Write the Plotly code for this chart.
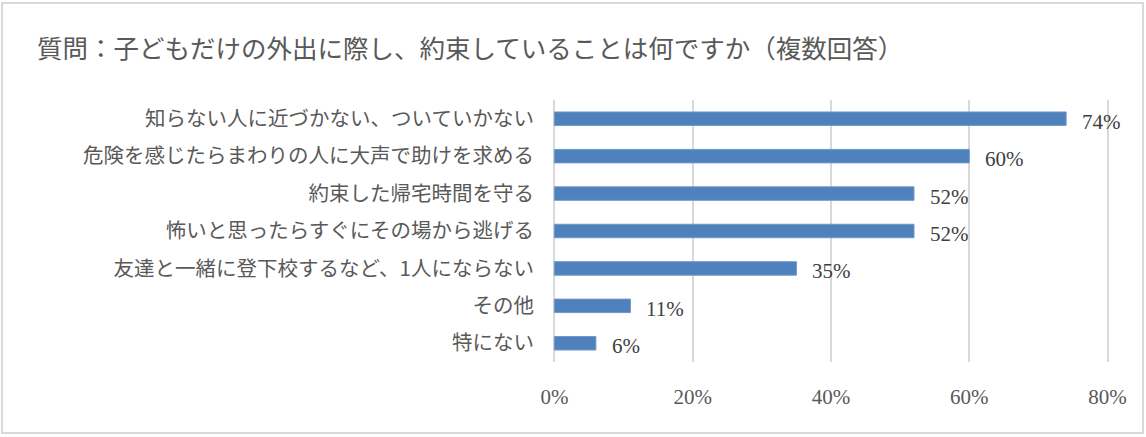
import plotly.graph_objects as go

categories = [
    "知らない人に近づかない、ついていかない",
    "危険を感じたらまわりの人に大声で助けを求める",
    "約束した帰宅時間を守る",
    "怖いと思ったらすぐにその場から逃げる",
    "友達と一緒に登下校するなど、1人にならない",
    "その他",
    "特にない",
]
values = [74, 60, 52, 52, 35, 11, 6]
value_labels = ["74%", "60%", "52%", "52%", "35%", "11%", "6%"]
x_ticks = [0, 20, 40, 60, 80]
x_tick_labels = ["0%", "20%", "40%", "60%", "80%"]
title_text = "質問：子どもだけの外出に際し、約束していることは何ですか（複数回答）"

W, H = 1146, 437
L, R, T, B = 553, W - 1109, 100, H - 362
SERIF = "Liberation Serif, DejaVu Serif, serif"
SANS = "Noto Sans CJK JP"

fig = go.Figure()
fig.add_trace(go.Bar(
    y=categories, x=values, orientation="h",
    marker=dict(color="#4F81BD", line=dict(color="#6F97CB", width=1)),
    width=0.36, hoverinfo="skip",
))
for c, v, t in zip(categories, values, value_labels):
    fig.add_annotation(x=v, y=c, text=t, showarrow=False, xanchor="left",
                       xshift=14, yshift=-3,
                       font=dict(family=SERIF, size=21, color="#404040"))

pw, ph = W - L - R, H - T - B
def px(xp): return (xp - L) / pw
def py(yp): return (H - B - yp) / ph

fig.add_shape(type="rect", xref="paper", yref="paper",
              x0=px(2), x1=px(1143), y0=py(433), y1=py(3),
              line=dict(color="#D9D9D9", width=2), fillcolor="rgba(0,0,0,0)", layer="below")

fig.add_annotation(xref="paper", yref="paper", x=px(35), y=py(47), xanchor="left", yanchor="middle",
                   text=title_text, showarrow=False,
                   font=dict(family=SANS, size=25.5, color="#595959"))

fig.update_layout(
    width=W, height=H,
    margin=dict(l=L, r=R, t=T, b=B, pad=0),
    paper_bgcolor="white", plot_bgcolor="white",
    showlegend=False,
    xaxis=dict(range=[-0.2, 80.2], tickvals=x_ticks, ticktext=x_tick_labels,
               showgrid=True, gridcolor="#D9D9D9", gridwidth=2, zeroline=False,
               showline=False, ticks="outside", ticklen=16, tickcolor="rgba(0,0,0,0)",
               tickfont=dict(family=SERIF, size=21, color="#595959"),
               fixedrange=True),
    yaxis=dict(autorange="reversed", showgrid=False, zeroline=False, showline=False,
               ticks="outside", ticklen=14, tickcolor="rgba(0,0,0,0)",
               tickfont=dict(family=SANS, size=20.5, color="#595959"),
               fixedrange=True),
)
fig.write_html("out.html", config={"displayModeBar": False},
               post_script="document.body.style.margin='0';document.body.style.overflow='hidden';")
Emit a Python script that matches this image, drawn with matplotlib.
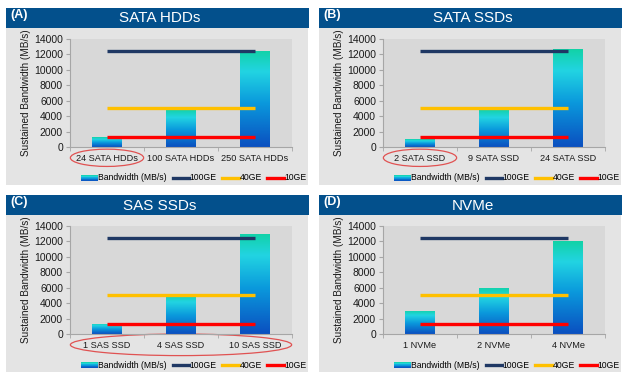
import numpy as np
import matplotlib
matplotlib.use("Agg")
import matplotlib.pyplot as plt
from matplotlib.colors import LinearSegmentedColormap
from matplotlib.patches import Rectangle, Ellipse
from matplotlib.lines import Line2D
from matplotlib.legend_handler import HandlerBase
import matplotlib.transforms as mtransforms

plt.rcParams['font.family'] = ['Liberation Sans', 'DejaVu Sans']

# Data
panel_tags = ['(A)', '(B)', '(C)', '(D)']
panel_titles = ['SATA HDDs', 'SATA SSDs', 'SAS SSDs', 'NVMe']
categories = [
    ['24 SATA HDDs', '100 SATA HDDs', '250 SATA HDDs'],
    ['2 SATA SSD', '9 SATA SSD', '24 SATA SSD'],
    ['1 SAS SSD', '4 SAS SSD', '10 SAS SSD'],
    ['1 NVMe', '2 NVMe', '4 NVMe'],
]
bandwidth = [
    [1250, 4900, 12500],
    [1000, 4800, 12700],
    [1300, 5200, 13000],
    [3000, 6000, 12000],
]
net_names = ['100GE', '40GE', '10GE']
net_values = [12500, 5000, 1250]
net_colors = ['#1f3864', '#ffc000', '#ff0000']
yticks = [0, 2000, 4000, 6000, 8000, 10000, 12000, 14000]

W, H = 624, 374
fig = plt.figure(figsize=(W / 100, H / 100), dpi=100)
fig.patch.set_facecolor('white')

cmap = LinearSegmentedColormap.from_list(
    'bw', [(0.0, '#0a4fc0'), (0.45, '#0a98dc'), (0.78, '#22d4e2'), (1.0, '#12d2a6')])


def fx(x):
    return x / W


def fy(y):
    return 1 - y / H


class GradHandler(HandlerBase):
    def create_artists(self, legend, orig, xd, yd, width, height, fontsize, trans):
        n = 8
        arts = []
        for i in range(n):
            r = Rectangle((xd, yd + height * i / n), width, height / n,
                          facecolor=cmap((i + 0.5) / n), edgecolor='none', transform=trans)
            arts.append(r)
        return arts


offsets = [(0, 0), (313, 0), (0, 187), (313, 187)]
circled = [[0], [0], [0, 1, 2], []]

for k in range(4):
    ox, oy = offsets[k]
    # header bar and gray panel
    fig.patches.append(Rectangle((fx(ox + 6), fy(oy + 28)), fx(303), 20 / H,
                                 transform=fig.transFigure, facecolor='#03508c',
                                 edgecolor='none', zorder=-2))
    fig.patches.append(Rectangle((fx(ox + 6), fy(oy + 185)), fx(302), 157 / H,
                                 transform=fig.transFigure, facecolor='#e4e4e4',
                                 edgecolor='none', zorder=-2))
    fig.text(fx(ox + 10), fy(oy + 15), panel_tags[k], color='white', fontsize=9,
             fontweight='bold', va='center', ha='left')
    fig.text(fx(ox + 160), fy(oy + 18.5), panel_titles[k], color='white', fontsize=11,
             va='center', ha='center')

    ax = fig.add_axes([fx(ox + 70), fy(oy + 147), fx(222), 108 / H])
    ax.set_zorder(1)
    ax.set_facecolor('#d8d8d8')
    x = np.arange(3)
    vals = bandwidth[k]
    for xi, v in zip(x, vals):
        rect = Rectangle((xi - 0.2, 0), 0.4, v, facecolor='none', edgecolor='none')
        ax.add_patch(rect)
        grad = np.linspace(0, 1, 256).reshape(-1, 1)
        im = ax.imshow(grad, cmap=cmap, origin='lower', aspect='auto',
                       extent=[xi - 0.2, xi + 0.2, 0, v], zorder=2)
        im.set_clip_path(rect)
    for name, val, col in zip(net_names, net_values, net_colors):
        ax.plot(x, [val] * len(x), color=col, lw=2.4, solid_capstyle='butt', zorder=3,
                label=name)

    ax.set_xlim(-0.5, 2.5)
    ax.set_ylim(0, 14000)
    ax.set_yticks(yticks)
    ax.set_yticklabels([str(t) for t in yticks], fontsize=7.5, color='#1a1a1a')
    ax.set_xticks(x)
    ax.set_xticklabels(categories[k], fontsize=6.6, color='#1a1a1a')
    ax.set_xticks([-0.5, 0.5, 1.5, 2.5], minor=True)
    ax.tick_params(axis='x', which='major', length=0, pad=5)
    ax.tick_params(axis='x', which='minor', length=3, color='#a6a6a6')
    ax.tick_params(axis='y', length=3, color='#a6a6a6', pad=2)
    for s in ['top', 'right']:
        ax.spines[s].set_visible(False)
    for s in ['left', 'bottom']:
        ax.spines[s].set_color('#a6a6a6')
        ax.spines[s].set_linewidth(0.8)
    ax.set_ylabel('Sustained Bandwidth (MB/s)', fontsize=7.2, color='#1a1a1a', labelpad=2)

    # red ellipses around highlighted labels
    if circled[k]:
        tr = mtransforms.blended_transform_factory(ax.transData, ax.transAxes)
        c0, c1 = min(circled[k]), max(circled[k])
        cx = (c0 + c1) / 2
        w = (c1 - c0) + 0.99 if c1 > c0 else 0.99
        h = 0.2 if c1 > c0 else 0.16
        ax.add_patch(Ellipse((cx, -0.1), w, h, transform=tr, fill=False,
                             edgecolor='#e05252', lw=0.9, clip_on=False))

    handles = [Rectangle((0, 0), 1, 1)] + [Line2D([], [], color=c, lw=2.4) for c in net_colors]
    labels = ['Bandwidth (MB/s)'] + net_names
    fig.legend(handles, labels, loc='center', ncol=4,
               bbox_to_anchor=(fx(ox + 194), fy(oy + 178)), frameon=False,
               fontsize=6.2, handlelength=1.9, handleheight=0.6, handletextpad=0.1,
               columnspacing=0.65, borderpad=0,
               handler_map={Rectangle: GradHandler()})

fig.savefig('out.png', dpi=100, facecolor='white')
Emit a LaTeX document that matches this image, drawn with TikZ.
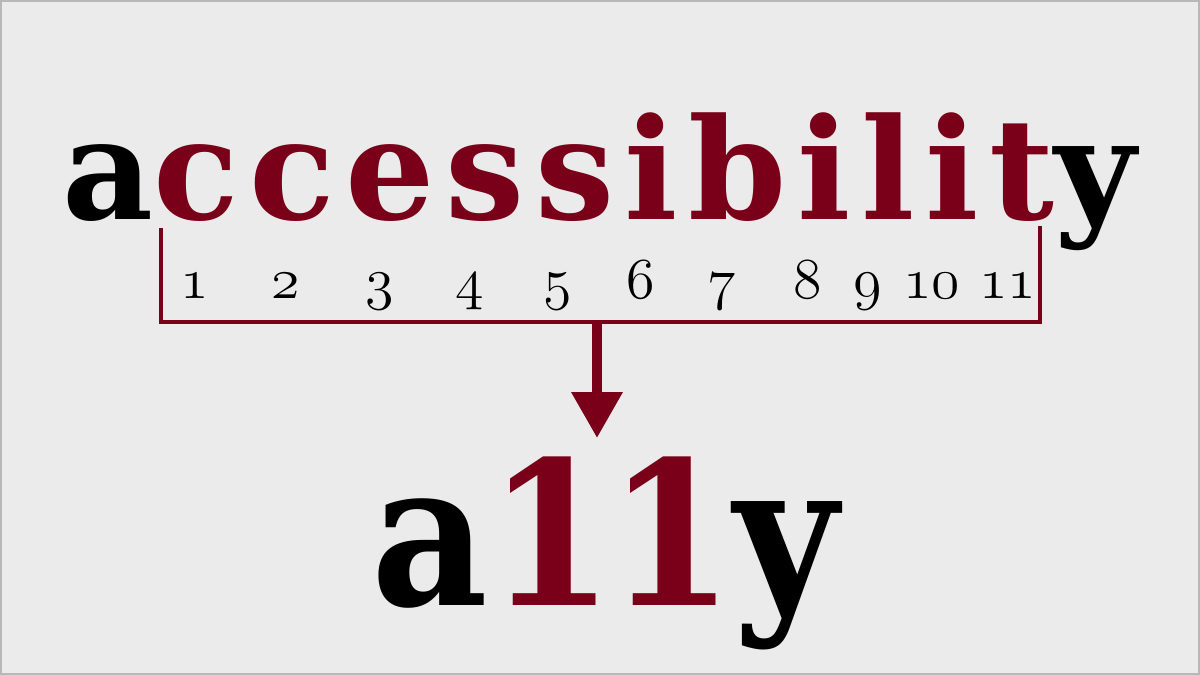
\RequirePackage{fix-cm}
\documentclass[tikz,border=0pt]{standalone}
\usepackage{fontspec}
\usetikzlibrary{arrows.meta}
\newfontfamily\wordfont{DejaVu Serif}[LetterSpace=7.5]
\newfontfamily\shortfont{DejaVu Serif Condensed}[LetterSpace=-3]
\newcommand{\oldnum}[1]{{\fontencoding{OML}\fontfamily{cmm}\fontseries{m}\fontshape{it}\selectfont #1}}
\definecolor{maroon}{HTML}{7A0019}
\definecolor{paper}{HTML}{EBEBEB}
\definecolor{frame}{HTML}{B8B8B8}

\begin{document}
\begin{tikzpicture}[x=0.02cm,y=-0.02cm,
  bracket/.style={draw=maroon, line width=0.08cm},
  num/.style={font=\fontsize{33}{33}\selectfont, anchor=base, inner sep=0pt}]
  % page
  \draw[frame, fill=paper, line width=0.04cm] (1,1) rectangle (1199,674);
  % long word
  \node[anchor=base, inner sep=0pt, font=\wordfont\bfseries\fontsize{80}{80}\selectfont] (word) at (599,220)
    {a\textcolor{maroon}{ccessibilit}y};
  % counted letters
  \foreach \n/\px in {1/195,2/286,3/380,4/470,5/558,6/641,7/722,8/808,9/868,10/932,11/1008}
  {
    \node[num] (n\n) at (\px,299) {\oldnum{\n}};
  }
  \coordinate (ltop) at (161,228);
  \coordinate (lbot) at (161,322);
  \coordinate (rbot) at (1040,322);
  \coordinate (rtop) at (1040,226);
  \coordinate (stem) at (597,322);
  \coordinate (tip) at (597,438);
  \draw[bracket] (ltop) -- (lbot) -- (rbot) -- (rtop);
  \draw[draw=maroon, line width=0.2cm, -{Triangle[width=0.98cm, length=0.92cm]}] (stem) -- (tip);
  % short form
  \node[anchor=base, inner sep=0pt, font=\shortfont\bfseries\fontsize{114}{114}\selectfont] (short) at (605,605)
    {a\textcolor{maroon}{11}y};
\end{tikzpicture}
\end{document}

Instruction: Take out nothing but the lines from the one containing "Emit a Python" to the one containing "return arts", inclusive, retyped exactly. Drop the pictures.

Solution for this problem:
Emit a Python script that matches this image, drawn with matplotlib.
import numpy as np
import matplotlib
matplotlib.use("Agg")
import matplotlib.pyplot as plt
from matplotlib.colors import LinearSegmentedColormap
from matplotlib.patches import Rectangle, Ellipse
from matplotlib.lines import Line2D
from matplotlib.legend_handler import HandlerBase
import matplotlib.transforms as mtransforms

plt.rcParams['font.family'] = ['Liberation Sans', 'DejaVu Sans']

# Data
panel_tags = ['(A)', '(B)', '(C)', '(D)']
panel_titles = ['SATA HDDs', 'SATA SSDs', 'SAS SSDs', 'NVMe']
categories = [
    ['24 SATA HDDs', '100 SATA HDDs', '250 SATA HDDs'],
    ['2 SATA SSD', '9 SATA SSD', '24 SATA SSD'],
    ['1 SAS SSD', '4 SAS SSD', '10 SAS SSD'],
    ['1 NVMe', '2 NVMe', '4 NVMe'],
]
bandwidth = [
    [1250, 4900, 12500],
    [1000, 4800, 12700],
    [1300, 5200, 13000],
    [3000, 6000, 12000],
]
net_names = ['100GE', '40GE', '10GE']
net_values = [12500, 5000, 1250]
net_colors = ['#1f3864', '#ffc000', '#ff0000']
yticks = [0, 2000, 4000, 6000, 8000, 10000, 12000, 14000]

W, H = 624, 374
fig = plt.figure(figsize=(W / 100, H / 100), dpi=100)
fig.patch.set_facecolor('white')

cmap = LinearSegmentedColormap.from_list(
    'bw', [(0.0, '#0a4fc0'), (0.45, '#0a98dc'), (0.78, '#22d4e2'), (1.0, '#12d2a6')])


def fx(x):
    return x / W


def fy(y):
    return 1 - y / H


class GradHandler(HandlerBase):
    def create_artists(self, legend, orig, xd, yd, width, height, fontsize, trans):
        n = 8
        arts = []
        for i in range(n):
            r = Rectangle((xd, yd + height * i / n), width, height / n,
                          facecolor=cmap((i + 0.5) / n), edgecolor='none', transform=trans)
            arts.append(r)
        return arts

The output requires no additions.